▸ Source material:

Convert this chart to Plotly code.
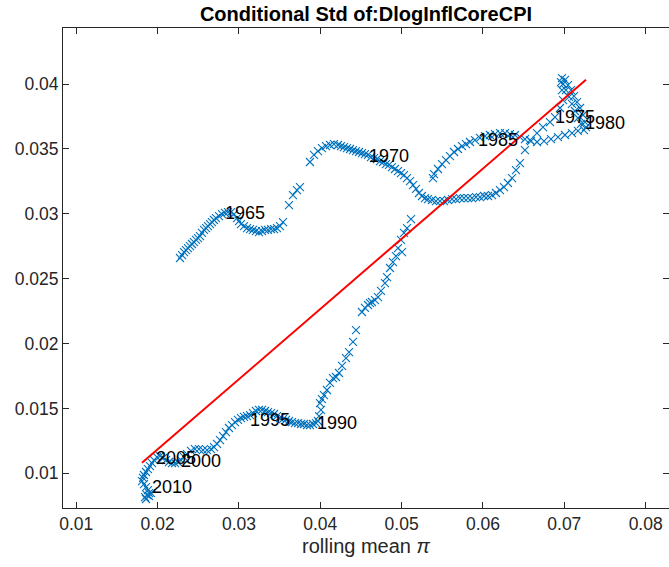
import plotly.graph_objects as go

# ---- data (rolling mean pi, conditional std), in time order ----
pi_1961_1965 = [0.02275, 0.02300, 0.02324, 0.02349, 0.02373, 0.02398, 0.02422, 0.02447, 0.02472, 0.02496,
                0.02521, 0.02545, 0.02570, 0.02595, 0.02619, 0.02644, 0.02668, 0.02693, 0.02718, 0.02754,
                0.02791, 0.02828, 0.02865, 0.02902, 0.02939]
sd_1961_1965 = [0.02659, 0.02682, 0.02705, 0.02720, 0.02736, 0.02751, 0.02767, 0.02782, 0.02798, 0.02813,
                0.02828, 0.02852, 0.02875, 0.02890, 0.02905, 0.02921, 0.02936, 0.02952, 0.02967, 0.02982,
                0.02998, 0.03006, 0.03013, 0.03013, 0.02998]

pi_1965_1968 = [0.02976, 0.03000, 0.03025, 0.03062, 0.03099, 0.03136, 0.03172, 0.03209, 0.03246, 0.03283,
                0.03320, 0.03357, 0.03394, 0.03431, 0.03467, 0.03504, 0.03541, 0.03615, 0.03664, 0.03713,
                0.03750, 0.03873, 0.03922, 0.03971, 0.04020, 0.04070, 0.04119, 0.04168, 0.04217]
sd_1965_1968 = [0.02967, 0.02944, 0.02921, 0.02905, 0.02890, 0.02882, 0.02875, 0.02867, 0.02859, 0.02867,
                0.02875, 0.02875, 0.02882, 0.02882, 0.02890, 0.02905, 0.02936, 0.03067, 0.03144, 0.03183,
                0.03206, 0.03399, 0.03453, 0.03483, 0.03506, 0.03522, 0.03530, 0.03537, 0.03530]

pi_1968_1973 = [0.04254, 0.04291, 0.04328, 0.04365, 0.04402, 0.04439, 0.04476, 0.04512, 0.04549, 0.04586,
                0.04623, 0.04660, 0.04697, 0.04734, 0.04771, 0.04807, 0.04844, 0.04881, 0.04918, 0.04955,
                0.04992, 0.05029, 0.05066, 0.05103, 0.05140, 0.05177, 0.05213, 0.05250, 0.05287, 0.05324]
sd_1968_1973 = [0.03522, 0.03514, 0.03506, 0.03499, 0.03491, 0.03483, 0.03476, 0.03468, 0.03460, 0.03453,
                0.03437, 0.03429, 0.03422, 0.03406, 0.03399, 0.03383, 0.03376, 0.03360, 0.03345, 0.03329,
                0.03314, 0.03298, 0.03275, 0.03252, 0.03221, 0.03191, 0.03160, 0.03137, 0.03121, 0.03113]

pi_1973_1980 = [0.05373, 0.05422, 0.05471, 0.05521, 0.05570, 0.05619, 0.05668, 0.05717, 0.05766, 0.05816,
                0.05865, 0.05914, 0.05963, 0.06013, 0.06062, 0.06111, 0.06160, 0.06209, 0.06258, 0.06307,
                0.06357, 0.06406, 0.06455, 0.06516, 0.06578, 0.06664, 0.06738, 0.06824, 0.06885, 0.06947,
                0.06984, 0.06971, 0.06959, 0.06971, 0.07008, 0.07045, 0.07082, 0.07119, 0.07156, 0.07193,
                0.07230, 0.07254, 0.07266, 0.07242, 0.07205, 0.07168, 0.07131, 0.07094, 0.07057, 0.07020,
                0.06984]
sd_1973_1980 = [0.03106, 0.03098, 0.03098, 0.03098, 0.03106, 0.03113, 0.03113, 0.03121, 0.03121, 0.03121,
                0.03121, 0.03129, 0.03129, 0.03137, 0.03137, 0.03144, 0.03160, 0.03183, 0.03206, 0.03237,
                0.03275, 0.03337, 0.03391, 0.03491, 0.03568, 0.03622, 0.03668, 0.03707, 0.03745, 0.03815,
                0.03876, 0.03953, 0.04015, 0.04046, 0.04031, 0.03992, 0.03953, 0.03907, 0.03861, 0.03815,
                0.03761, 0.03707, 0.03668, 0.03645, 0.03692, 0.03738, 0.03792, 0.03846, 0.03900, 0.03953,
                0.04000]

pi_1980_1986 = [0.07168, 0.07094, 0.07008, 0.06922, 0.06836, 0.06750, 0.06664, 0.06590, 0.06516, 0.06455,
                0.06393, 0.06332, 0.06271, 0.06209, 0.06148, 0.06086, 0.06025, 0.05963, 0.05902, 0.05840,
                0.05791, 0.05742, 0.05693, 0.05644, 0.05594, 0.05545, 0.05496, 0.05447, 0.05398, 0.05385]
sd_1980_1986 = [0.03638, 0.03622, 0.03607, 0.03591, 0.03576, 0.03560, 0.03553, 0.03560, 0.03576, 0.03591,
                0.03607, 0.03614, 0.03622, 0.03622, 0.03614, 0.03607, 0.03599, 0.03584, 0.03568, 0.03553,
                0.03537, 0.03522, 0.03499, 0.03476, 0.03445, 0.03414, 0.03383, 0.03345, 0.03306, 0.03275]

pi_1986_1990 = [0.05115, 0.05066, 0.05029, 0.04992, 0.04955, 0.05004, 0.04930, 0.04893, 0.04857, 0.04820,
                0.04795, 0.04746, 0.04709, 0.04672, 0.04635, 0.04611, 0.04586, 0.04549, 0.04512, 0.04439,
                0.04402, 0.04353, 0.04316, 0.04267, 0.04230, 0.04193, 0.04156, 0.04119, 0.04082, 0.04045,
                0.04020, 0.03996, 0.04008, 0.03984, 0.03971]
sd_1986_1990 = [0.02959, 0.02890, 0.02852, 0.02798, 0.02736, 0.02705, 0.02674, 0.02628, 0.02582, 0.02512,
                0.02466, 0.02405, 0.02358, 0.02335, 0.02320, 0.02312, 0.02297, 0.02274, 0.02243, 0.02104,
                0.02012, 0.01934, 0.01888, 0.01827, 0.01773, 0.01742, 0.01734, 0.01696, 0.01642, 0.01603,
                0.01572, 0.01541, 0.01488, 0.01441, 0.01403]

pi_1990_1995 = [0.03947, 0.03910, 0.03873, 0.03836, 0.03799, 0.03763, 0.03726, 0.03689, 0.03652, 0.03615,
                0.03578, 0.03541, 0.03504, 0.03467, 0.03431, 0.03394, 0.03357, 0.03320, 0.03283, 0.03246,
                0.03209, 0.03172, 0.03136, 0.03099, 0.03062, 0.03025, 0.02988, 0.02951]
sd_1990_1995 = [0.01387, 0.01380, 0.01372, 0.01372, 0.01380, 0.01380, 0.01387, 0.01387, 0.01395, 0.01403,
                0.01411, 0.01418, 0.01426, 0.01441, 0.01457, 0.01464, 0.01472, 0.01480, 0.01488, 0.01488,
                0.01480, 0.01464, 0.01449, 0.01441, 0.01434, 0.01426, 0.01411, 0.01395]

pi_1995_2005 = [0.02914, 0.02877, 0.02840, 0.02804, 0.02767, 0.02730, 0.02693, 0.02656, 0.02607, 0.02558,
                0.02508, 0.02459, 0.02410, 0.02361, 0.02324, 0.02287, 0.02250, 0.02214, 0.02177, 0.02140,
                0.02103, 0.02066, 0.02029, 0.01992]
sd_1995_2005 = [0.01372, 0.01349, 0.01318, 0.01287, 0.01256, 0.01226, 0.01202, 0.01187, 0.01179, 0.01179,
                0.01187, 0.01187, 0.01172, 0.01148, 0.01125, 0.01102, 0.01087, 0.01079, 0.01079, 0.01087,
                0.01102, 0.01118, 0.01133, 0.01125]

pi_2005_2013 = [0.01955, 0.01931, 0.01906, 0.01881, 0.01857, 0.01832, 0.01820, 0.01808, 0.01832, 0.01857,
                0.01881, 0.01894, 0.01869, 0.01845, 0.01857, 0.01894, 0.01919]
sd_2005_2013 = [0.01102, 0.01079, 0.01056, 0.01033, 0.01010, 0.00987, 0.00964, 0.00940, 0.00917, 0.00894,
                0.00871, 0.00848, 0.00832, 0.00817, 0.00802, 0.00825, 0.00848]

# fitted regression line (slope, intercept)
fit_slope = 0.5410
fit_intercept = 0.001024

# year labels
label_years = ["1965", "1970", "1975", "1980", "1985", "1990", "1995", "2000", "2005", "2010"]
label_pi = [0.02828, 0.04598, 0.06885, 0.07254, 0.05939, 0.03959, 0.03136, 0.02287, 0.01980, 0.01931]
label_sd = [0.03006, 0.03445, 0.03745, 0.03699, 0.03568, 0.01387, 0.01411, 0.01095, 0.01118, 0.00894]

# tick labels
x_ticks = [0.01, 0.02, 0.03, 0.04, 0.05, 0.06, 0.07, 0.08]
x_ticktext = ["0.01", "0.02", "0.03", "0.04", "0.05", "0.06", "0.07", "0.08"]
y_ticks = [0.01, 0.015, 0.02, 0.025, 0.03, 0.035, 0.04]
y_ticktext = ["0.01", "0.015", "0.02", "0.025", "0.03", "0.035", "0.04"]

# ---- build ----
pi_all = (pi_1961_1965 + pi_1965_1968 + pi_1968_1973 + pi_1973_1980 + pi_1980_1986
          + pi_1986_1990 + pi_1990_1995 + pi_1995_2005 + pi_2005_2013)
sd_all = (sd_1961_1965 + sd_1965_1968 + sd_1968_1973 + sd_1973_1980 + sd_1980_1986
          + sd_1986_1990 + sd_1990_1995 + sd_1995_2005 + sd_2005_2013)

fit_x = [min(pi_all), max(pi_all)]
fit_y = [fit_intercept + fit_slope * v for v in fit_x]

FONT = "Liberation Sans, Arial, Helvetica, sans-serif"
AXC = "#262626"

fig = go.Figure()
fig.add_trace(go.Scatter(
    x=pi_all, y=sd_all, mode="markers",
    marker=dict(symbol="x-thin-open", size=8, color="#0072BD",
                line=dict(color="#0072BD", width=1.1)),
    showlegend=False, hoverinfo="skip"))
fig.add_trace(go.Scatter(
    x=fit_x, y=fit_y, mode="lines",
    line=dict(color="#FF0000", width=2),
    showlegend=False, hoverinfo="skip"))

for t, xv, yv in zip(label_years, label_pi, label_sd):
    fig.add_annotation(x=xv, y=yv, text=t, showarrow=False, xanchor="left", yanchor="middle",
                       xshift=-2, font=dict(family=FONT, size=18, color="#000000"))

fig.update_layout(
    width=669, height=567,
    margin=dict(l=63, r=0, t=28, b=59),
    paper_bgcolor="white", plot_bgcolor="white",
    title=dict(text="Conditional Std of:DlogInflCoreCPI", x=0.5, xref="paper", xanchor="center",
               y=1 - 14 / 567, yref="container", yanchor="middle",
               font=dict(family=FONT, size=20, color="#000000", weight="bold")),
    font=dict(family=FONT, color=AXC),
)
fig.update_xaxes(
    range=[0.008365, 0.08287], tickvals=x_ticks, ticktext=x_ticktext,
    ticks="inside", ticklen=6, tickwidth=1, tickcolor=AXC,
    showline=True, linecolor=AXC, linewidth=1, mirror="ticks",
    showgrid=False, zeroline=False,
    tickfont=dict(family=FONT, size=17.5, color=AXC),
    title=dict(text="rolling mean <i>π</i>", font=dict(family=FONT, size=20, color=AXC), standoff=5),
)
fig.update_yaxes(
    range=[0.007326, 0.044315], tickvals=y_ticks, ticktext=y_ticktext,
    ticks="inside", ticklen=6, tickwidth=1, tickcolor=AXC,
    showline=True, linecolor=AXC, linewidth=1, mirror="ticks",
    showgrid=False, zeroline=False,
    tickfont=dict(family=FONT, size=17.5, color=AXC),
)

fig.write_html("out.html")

▸ Task prompt:
Pictures are excluded: retype only the lines from the beginning of the listing above through the line with "import plotly.graph_objects as go", both included.

▸ Output for this exercise:
Convert this chart to Plotly code.
import plotly.graph_objects as go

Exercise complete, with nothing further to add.